A Hammond woman asked a federal judge for leniency Wednesday, saying she knew she was breaking the law when she defrauded Indiana Medicaid out of almost $2 million but that she used the money to support her daughter and help disabled neighbors in need.
However, U.S. District Judge Joseph Van Bokkelen said he also thought Phyllis Lark, 46, spent the money on herself and denied her request for probation, instead giving her three years and a month in prison.
“I think at the end of the day there was one reason you did it: greed,” he told her during her sentencing hearing at U.S. District Court in Hammond.
Lark pleaded guilty earlier this year to stealing $1.86 million from Medicaid through a scheme of falsely billing for medical services she never provided. She used the Social Security numbers of dead people, according to her attorney, Walter Alvarez.
Lark said she started the scheme after she and her co-defendant, Austin Nwaka, who is from Africa, had a child together in 2006. She didn’t have enough money and so, even though she knew it was wrong, she started the fraudulent billing, which between the two led to a total loss of more than $3 million.
“I know what I did was wrong,” she said.
Nwaka has fled the country, and Lark said she has done and will continue to do everything she can to help track him down and will testify at his trial if he is ever caught.

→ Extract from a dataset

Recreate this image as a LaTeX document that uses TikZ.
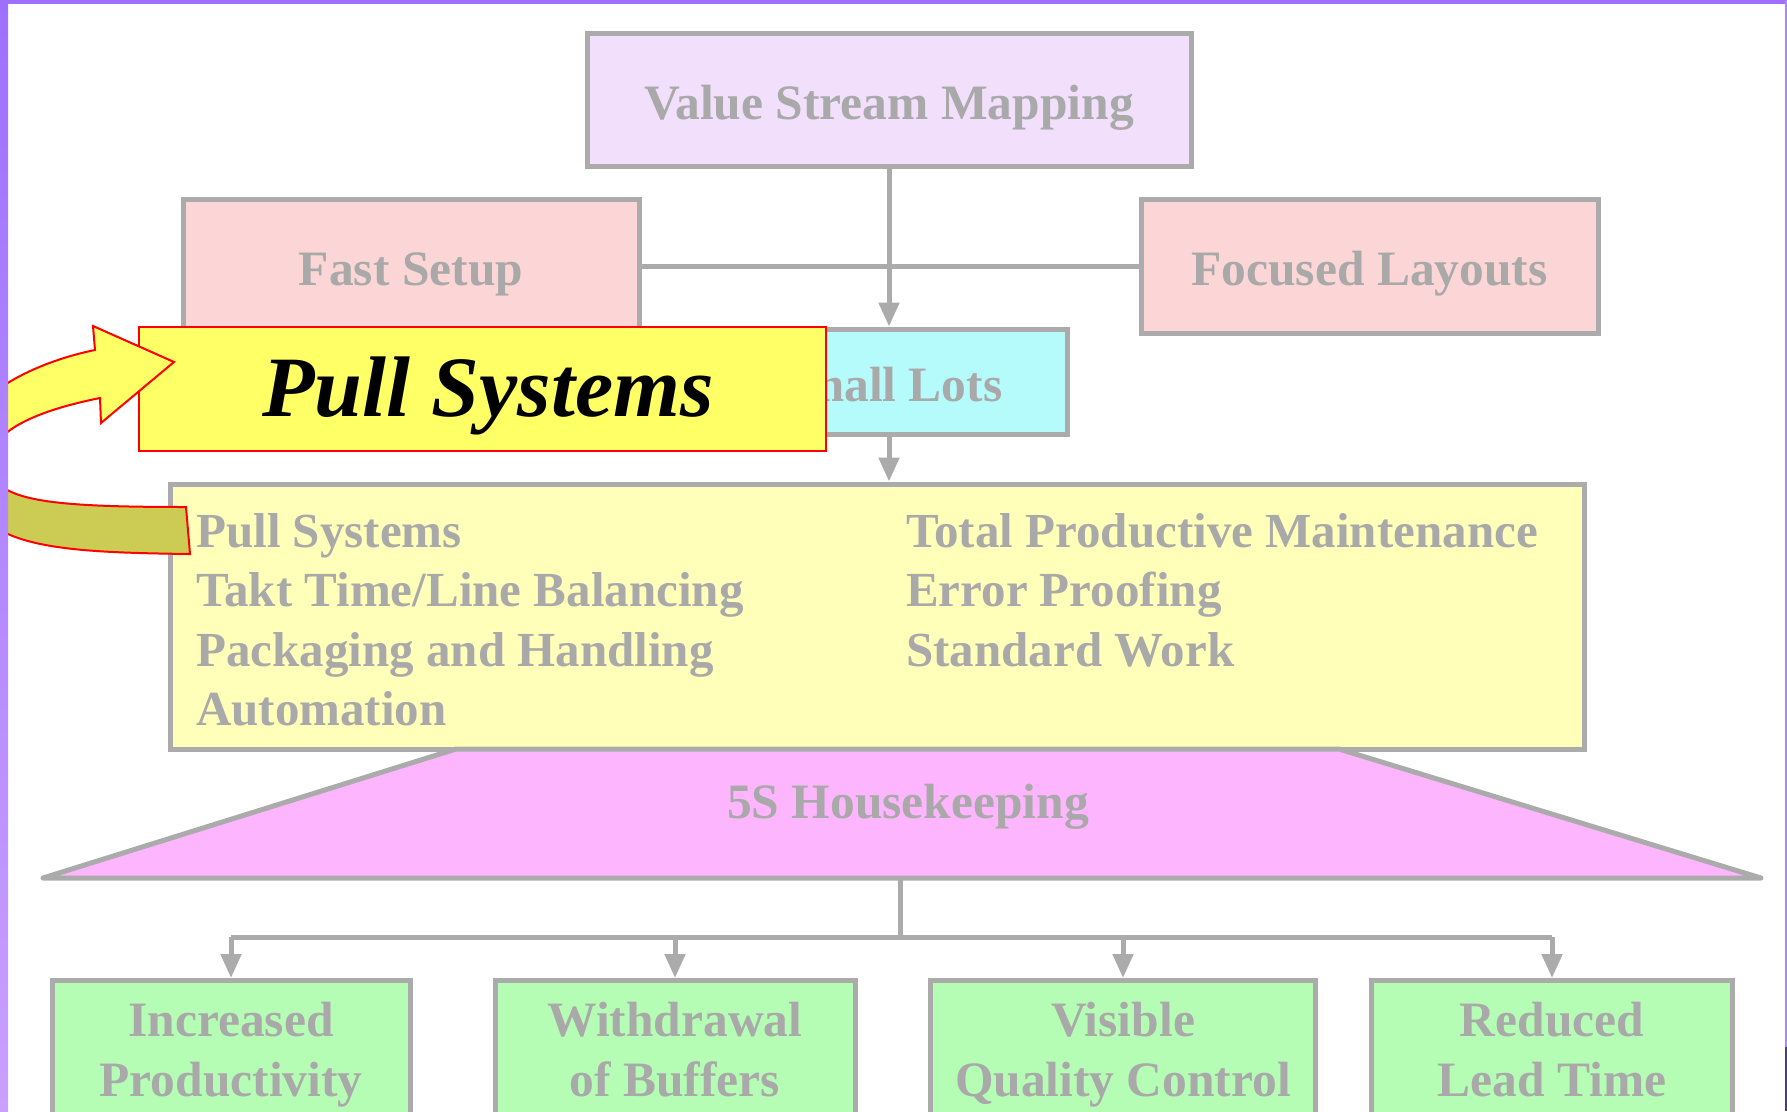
\documentclass[tikz,border=0pt]{standalone}
\usepackage{fontspec}
\setmainfont{Liberation Serif}
\usetikzlibrary{arrows.meta}
\definecolor{linegrey}{HTML}{ABABAB}
\definecolor{txtgrey}{HTML}{A9A9A9}
\definecolor{vsmfill}{HTML}{F1DFFB}
\definecolor{pinkfill}{HTML}{FCD6D6}
\definecolor{cyanfill}{HTML}{B5FBFB}
\definecolor{bigfill}{HTML}{FFFFB9}
\definecolor{trapfill}{HTML}{FDB5FD}
\definecolor{greenfill}{HTML}{B5FDB5}
\definecolor{callyellow}{HTML}{FFFF66}
\definecolor{olive}{HTML}{CCCC55}
\definecolor{bordtop}{HTML}{9F70FF}
\definecolor{bordbot}{HTML}{C9A0FF}
\definecolor{darkslate}{HTML}{4A4070}
\begin{document}
\begin{tikzpicture}[x=1pt,y=-1pt,
  boxstyle/.style={draw=linegrey, line width=5pt, inner sep=0pt, text=txtgrey,
    font=\bfseries\fontsize{49.5}{59.5}\selectfont, align=center},
  onebox/.style={boxstyle, text height=39pt, text depth=0pt},
  greenbox/.style={boxstyle, fill=greenfill, minimum height=152pt, anchor=north,
    text height=99.5pt, text depth=20pt},
  conn/.style={draw=linegrey, line width=5pt},
  connarrow/.style={conn, -{Triangle[width=20pt,length=24pt]}},
  coltext/.style={inner sep=0pt, text=txtgrey, font=\bfseries\fontsize{49}{59.5}\selectfont, align=left, anchor=north west}]
\useasboundingbox (0,0) rectangle (1787,1111);
\begin{scope}
\clip (0,0) rectangle (1787,1111);
\fill[white] (0,0) rectangle (1787,1111);

% boxes
\node[onebox, fill=vsmfill, minimum width=604pt, minimum height=133pt] (vsm) at (889,99.5) {Value Stream Mapping};
\node[onebox, fill=pinkfill, minimum width=456pt, minimum height=134pt] (fast) at (411,266) {Fast Setup};
\node[onebox, fill=pinkfill, minimum width=457pt, minimum height=134pt] (focus) at (1369.5,266) {Focused Layouts};
\node[onebox, fill=cyanfill, minimum width=356pt, minimum height=105pt] (small) at (889,381.5) {Small Lots};
\node[boxstyle, fill=bigfill, minimum width=1414pt, minimum height=265pt] (big) at (877,616.5) {};
\node[coltext] (left) at (196,513) {Pull Systems\\Takt Time/Line Balancing\\Packaging and Handling\\Automation};
\node[coltext] (right) at (906,513) {Total Productive Maintenance\\Error Proofing\\Standard Work};

% trapezoid
\draw[conn, fill=trapfill, line join=round] (456,749) -- (1339,749) -- (1761,878) -- (43,878) -- cycle;
\node[inner sep=0pt, text=txtgrey, font=\bfseries\fontsize{49.5}{59.5}\selectfont] (fives) at (908,807) {5S Housekeeping};
\coordinate (trapbot) at (900,878);
\coordinate (hub) at (900,937);

% green boxes
\node[greenbox, minimum width=358pt] (g1) at (231,978) {Increased\\Productivity};
\node[greenbox, minimum width=360pt] (g2) at (675,978) {Withdrawal\\of Buffers};
\node[greenbox, minimum width=385pt] (g3) at (1123,978) {Visible\\Quality Control};
\node[greenbox, minimum width=361pt] (g4) at (1552,978) {Reduced\\Lead Time};

% connectors
\draw[conn] (fast.east) -- (focus.west);
\draw[connarrow] (vsm.south) -- (small.north);
\draw[connarrow] (small.south) -- (small.south |- big.north);
\draw[conn] (trapbot) -- (hub);
\draw[conn] (g1.north |- hub) -- (g4.north |- hub);
\draw[connarrow] (g1.north |- hub) -- (g1.north);
\draw[connarrow] (g2.north |- hub) -- (g2.north);
\draw[connarrow] (g3.north |- hub) -- (g3.north);
\draw[connarrow] (g4.north |- hub) -- (g4.north);

% callout
\node[fill=callyellow, draw=red, line width=2pt, minimum width=687pt, minimum height=124pt,
  text height=62pt, text depth=8pt, inner sep=0pt,
  font=\bfseries\itshape\fontsize{86}{86}\selectfont] (pull) at (482.5,389) {\hspace*{11pt}Pull Systems};

% curved U arrow
\filldraw[fill=olive, draw=red, line width=2pt, line join=miter]
  (-40,450) .. controls (-40,545) and (30,552) .. (190,554) -- (186,507)
  .. controls (40,507) and (-10,500) .. (-10,462) -- cycle;
\filldraw[fill=callyellow, draw=red, line width=2pt, line join=miter]
  (-40,450) .. controls (-40,395) and (40,361) .. (95,350) -- (93,326) -- (174,362)
  -- (101,423) -- (100,398) .. controls (40,410) and (-10,430) .. (-10,462) -- cycle;

% border
\shade[top color=bordtop, bottom color=bordbot] (0,0) rectangle (8,1111);
\fill[bordtop] (0,0) rectangle (1787,4);
\fill[bordtop!85] (1784.5,0) rectangle (1787,1111);
\fill[darkslate] (1784.5,1047) rectangle (1787,1111);
\end{scope}
\end{tikzpicture}
\end{document}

Alvarez defended his client, saying she suffered from sexual abuse as a child and was a woman in poor health whose family suffered from a history of poor health.
“She got caught in temptation; she got conned by a guy,” he said in asking for probation.

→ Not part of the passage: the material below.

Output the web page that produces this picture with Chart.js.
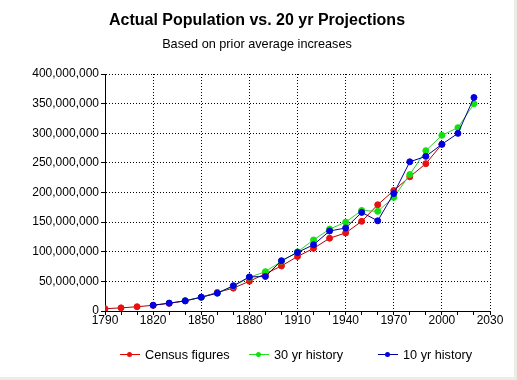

Assistant U.S. Attorney Diane Berkowitz did credit Lark with helping the government but said she could not support a sentence without incarceration. She added that the Medicaid program Lark stole from is designed to help the poor and disabled as a safety net.

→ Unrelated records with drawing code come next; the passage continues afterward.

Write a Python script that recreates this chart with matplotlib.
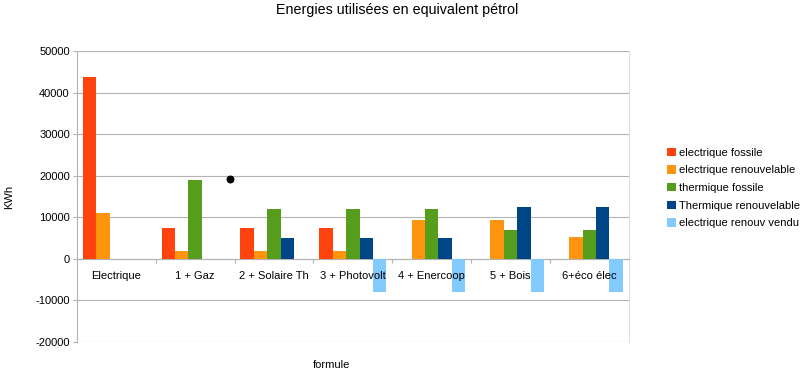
import numpy as np
import matplotlib

matplotlib.use("Agg")
import matplotlib.pyplot as plt

plt.rcParams["font.family"] = ["Liberation Sans", "DejaVu Sans"]
plt.rcParams["axes.unicode_minus"] = False

categories = ["Electrique", "1 + Gaz", "2 + Solaire Th", "3 + Photovolt",
              "4 + Enercoop", "5 + Bois", "6+éco élec"]
series_names = ["electrique fossile", "electrique renouvelable", "thermique fossile",
                "Thermique renouvelable", "electrique renouv vendu"]
elec_fossile = [43700, 7400, 7400, 7400, 0, 0, 0]
elec_renouv = [11000, 1900, 1900, 1900, 9400, 9400, 5200]
therm_fossile = [0, 19000, 12000, 12000, 12000, 7000, 7000]
therm_renouv = [0, 0, 5000, 5000, 5000, 12500, 12500]
elec_vendu = [0, 0, 0, -8000, -8000, -8000, -8000]
stray_point = (1.44, 19300)

colors = ["#ff420e", "#ff950e", "#579d1c", "#004586", "#83caff"]
series = [elec_fossile, elec_renouv, therm_fossile, therm_renouv, elec_vendu]

fig = plt.figure(figsize=(8, 3.72), dpi=100)
ax = fig.add_axes([0.096, 0.081, 0.69, 0.782])

x = np.arange(len(categories))
n = len(series)
w = 0.85 / n
for k, (vals, c, name) in enumerate(zip(series, colors, series_names)):
    ax.bar(x - 0.425 + w * (k + 0.5), vals, width=w, color=c, label=name, zorder=3)

ax.scatter([stray_point[0]], [stray_point[1]], s=22, color="black", zorder=4)

ax.set_xlim(-0.5, len(categories) - 0.5)
ax.set_ylim(-20000, 50000)
ax.set_yticks(np.arange(-20000, 50001, 10000))
ax.tick_params(axis="y", labelsize=8, length=3, color="#b3b3b3", pad=2)
ax.yaxis.grid(True, color="#b3b3b3", lw=0.8, zorder=0)

# x axis on the zero line, ticks at category boundaries
ax.spines["bottom"].set_position(("data", 0))
ax.spines["bottom"].set_color("#b3b3b3")
ax.spines["left"].set_color("#b3b3b3")
ax.spines["right"].set_color("#e0e0e0")
ax.spines["top"].set_visible(False)
ax.set_xticks(np.arange(0.5, len(categories) - 0.5, 1))
ax.set_xticklabels([])
ax.tick_params(axis="x", length=3, color="#b3b3b3")

for i, lab in enumerate(categories):
    ax.annotate(lab, xy=(i, 0), xytext=(0, -8.5), textcoords="offset points",
                ha="center", va="top", fontsize=8, zorder=5)

fig.text(0.496, 0.992, "Energies utilisées en equivalent pétrol", ha="center",
         va="top", fontsize=10.3)
fig.text(0.414, 0.032, "formule", ha="center", va="top", fontsize=8)
fig.text(0.012, 0.47, "KWh", rotation=90, ha="center", va="center", fontsize=8)

leg = fig.legend(loc="upper left", bbox_to_anchor=(0.828, 0.615), frameon=False,
                 fontsize=8, handlelength=0.8, handleheight=0.8,
                 handletextpad=0.3, labelspacing=0.68, borderaxespad=0)

fig.savefig("out.png", dpi=100)
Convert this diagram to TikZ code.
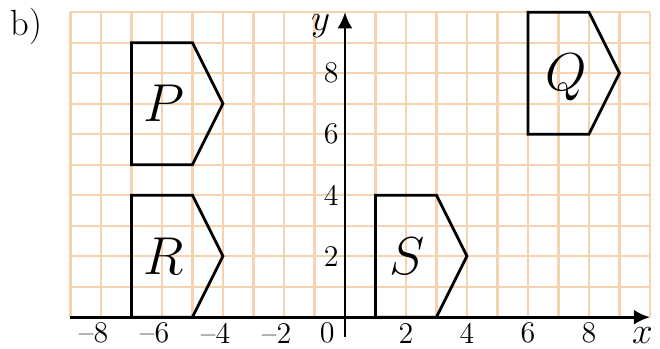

Van Bokkelen called the crime, which lasted for several years, sophisticated and dismissed Alvarez’s comments on why the government did not discover it sooner. The judge noted that Medicaid counts on providers to act honestly.
“You jeopardized the system,” he told Lark.
Along with prison time, Lark must pay back the $1.8 million in restitution, although Alvarez said during the hearing it is unlikely she will ever do so.